Artist Bio

Shows

I grew up as a flower child of the 60’s in a suburb of the SF Bay Area. Next door was Janis Joplin and down the street lived he Dickens 44 Bascom a mixed media artist. My father was a painting teacher at College of Marin and Mother was a sculptor. My elder brother was an actor and as a family we frequented the theatre, art museums and the beach. As a child I was terribly crafty and was drawn into fantastical worlds created with toys, beads, microfilament, found objects from the natural world and and glue. I was also fascinated by the life in tide pools and in pond water viewed through my grade school microscope. Though in my teen years my creative love was dance I always studied the visual arts including, printmaking, jewelry, photography and drawing. Not quite knowing how to make a living through art, I went to college and studied speech and communications eventually earning a masters degree.

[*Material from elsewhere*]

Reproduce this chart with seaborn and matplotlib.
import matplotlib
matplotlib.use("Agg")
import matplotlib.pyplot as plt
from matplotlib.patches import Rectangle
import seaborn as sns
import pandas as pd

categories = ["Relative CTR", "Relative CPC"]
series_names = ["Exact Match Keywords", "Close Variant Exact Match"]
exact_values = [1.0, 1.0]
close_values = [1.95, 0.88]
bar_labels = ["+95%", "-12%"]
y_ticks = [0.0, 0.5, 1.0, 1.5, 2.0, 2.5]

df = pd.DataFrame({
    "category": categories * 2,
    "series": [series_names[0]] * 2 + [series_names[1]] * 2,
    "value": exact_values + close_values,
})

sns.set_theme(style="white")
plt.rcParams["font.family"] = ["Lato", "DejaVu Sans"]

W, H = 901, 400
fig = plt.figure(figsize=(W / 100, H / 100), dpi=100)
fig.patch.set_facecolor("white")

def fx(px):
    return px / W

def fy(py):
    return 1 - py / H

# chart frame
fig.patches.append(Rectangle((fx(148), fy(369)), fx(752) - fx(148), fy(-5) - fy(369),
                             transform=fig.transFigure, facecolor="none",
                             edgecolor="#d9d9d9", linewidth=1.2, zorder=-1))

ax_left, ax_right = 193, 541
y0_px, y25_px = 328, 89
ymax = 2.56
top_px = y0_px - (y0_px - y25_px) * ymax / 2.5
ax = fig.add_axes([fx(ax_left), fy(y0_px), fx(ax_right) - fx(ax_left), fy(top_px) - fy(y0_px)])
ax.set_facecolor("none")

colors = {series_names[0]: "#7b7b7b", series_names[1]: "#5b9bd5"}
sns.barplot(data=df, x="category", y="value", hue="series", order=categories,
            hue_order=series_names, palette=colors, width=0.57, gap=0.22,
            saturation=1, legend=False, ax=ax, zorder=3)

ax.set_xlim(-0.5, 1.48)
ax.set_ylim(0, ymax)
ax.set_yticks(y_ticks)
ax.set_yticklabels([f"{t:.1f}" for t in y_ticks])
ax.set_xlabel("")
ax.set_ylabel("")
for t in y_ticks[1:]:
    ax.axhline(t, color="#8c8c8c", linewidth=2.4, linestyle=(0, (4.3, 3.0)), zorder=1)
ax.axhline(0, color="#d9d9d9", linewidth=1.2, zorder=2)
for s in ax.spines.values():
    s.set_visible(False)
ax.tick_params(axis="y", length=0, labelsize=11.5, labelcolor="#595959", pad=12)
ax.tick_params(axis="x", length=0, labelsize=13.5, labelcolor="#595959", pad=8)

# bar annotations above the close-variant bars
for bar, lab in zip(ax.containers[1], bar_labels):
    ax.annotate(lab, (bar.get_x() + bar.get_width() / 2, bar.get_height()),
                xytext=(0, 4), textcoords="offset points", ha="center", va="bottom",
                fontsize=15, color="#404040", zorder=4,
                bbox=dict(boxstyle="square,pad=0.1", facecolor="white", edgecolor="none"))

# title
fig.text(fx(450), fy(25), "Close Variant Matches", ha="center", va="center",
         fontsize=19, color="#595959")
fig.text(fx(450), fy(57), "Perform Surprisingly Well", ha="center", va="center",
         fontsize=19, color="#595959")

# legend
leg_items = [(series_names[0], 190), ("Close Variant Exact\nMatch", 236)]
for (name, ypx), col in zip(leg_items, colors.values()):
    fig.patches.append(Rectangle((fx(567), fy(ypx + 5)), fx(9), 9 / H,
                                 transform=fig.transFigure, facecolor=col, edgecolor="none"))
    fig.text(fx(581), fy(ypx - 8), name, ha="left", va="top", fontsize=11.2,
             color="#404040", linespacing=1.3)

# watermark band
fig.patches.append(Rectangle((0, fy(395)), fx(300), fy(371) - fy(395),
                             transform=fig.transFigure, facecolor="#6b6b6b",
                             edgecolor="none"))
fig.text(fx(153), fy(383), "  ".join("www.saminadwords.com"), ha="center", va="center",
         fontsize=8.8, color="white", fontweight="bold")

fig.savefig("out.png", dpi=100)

Teaching was my professional destiny so I was hired at Portland Community College and taught speech and communication for 20 years. Portland is also a creatively fecund environment so in my free time I took classes in art history, sculpture and glass. Bullseye Art Glass original factory and resource center was in Portland and they offered cutting edge classes and gallery shows in art. After taking several of their classes I was able to create a body if work in kiln formed glass and eventually apply to Rochester Institute of Technology to peruse an MFA in Glass art. Unfortunately, institutional policy changes interfered with my ability to complete that degree. I was given the option of retaining my full-time teaching position or potentially become a starving artist. I returned to Portland in order to keep my “day job” which ended up being a wise decision because not long after my return I was hit by some disabling chronic health issues and having the health care my job provided at that time might have saved my life. I continued work as long as I could all the while continuing to create kiln formed glass. It wasn’t until I retired that I was able to do my most impressive (To me) work in Pate de Verre(Paste of glass). Never really catching my breath long enough to show my work I have discovered through displaying the body in total in my studio in Benica that there is an identifiable voice. It all resonates from my early fascinations with jewels and microbiology, the tension that occur between the natural and artificial world.